China is set to import up to 20 percent more beef every year for the next five in the wake of declining domestic production, according to a new research report by Rabobank International. This spells good news for fund managers focusing on the beef sector in countries such as Australia.
The Chinese government’s ‘Guideline for Beef Industry Development Towards 2020’ initiative aims to support the industry and increase local production by 13.8 percent by 2015 and 24.8 percent by 2020, some 7.86 million tonnes, but this will not catch up with growing demand. Beef is an increasingly popular source of protein in China as incomes rise, particularly among people living in cities.
Source: Rabobank, 2014
China’s beef cattle stock has been declining since 2004 and could worsen as beef cattle farmers shift their focus to other forms of agribusiness, according to Chenjun Pan, the report’s author in Rabobank’s food and agribusiness research and advisory department.

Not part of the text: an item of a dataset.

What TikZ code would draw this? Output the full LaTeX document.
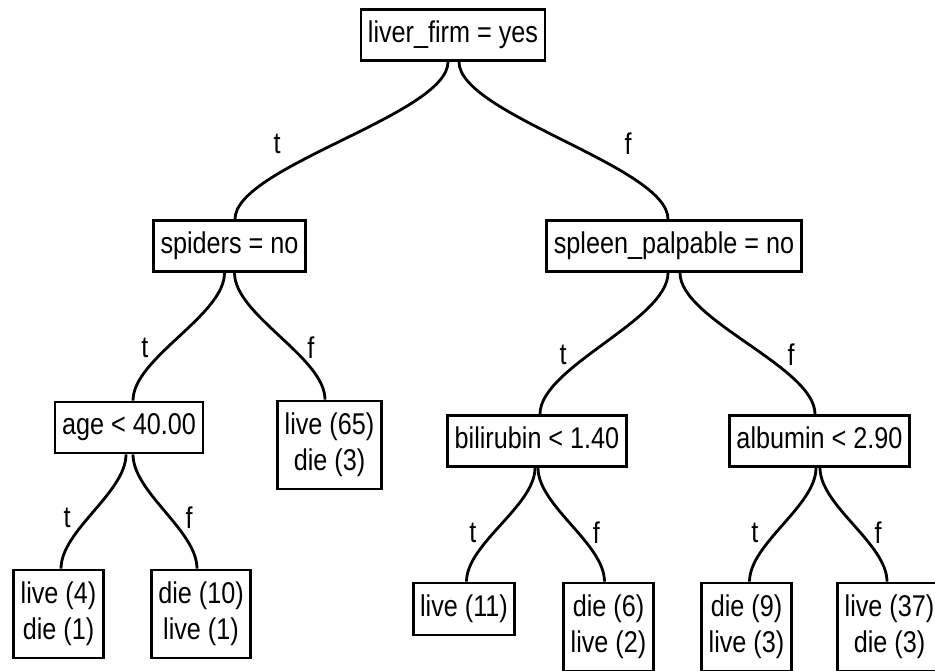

“There are a number of reasons why China has seen such a serious drop in beef production,” writes Pan in the report. “First, until recently, there has been a lack of government support. Compared with the pork and poultry sectors, beef cattle receives the least amount of support… Second, China’s beef cattle productivity is very low compared with other major beef-producing countries, making China uncompetitive and allowing imports to gradually eat up local market share.”
The meat yield in China’s beef sector is only between 40 percent and 45 percent, compared with 55 percent in Australia and the US. Furthermore the weight of the cows at slaughter in China are quite a bit less than in those developed markets at 500kg and 700kg respectively.